F. Poswick • J’appartiens effectivement à une vieille famille belge connue depuis les années 1504 dans la région de Dolhain-Limbourg, puis plus récemment, pour la branche de la famille dans laquelle je suis né en 1937, presque sous les tours de la Centrale nucléaire de Tihange qui n’existait pas dans mon enfance, une branche dont différents membres ont exercé des responsabilités citoyennes. Mon père était diplomate. C’est une des raisons pour lesquelles on m’a mis très jeune en pension à l’École Abbatiale de Maredsous (aujourd’hui renommée « Collège Saint-Benoît ») où j’ai fait toutes mes humanités gréco-latines. Un Collège dont tous les cadres étaient encore des moines bénédictins à l’époque. D’où une vocation bénédictine assez simple à expliquer et une entrée au monastère à l’âge de 18 ans, après un an de philo à Saint-Louis (Bruxelles). Même si l’on peut rétrospectivement douter de la maturité d’un tel engagement, c’est ainsi que cela se pratiquait en 1955 ! Et je n’ai jamais regretté ce choix... même si je puis, aujourd’hui, voir toutes les limites et aléas d’un parcours entamé si jeune pour un type de vie religieuse qui demande, pour être vécu correctement, de bons athlètes spirituels. Mais comme j’ai probablement un ADN assez combatif, ces près de 65 ans de vie bénédictine ont été vécus comme un long combat offert par les circonstances historiques du monde (de la guerre froide à l’Europe), de l’Église (Vatican II) et de notre monastère de Maredsous (de la grande révolution de 1968-1972 à un type de décrépitude communautaire devant laquelle il ne faut pas laisser tomber les bras) !

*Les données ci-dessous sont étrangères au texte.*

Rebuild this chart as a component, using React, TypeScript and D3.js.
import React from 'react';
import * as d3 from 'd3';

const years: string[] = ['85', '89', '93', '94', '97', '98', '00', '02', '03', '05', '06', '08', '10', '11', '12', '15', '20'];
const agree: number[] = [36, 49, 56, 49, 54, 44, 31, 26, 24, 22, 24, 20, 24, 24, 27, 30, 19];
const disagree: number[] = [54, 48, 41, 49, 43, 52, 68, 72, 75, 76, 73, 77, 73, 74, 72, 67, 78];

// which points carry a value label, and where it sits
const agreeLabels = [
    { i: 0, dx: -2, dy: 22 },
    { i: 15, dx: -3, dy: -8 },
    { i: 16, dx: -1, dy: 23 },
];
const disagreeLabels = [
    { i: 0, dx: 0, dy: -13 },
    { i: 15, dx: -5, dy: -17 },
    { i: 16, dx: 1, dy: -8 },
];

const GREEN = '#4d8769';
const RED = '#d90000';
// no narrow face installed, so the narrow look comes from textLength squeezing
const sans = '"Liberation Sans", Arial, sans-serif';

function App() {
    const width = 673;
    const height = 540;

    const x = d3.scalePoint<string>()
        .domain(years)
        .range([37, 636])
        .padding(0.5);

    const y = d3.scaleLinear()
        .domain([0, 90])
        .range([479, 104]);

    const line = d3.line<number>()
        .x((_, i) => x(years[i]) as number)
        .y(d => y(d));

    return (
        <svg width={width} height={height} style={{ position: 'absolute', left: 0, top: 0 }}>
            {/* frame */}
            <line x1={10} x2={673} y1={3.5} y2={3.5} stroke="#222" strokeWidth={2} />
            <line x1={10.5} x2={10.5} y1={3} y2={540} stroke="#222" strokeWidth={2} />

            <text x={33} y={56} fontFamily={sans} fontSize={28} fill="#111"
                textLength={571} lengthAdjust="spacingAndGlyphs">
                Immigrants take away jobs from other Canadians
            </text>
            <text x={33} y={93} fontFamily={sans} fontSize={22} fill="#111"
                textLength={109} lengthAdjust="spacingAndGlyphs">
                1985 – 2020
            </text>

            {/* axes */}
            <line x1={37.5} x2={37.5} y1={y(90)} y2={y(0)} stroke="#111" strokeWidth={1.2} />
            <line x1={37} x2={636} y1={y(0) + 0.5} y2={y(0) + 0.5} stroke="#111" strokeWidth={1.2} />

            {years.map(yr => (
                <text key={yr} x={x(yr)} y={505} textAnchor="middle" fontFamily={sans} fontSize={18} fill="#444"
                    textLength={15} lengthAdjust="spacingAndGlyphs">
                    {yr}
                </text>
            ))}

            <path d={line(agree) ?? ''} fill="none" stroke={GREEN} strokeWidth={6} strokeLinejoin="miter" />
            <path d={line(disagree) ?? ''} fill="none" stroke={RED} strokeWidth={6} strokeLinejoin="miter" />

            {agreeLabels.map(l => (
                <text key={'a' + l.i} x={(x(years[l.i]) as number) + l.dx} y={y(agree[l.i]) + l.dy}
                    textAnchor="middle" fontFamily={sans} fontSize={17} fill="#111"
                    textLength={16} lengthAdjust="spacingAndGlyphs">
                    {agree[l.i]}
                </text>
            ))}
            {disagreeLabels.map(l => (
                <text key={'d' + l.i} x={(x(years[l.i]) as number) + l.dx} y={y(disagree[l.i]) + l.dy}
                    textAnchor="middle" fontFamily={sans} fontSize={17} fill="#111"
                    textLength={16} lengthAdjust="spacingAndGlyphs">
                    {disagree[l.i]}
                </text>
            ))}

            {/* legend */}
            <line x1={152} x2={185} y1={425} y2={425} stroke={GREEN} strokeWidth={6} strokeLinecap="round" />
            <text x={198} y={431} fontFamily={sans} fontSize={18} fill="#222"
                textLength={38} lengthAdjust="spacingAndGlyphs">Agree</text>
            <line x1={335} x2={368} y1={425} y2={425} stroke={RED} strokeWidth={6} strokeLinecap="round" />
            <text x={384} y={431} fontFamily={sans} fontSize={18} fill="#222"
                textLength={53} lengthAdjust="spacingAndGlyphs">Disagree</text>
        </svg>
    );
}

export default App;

Le premier combat fut celui de l’anticléricalisme. Au moment où j’entrais à Maredsous, il y avait encore l’horrible division de la communauté en deux « classes » : les moines de chœur et les frères convers. Ces derniers n’étaient même pas autorisés à venir prier avec les moines de chœur (pour ne citer que ce détail qui peut paraître ahurissant aujourd’hui au sein d’une communauté « fraternelle » fondée sur l’évangile !). Ceux qui étaient conscients de cette distorsion majeure, notamment le P. Anselme Gendebien, maître des novices qui avait vu naître d’authentiques vocations au sein de notre École des Métiers d’Art – vocations confirmées et toujours bien présentes dans notre communauté actuelle, mais, à l’époque, écartées potentiellement de la vie de moines de chœur parce qu’ils n’avaient pas fait des études gréco-latines –, ont accepté d’aider des candidats comme moi à renoncer très fermement au sacerdoce (qui, sinon, était une voie quasiment « obligée » pour les moines de chœur d’alors !)... en attendant que l’ensemble des moines ne fassent plus qu’une seule communauté – ce qui ne se concrétisera qu’en 1968 ! Et ce combat se poursuit... car la tentation du cléricalisme est bien là... avec toutes sortes de bonnes raisons liées aux modes d’accueil dans un monastère aussi grand et aussi « couru » que Maredsous !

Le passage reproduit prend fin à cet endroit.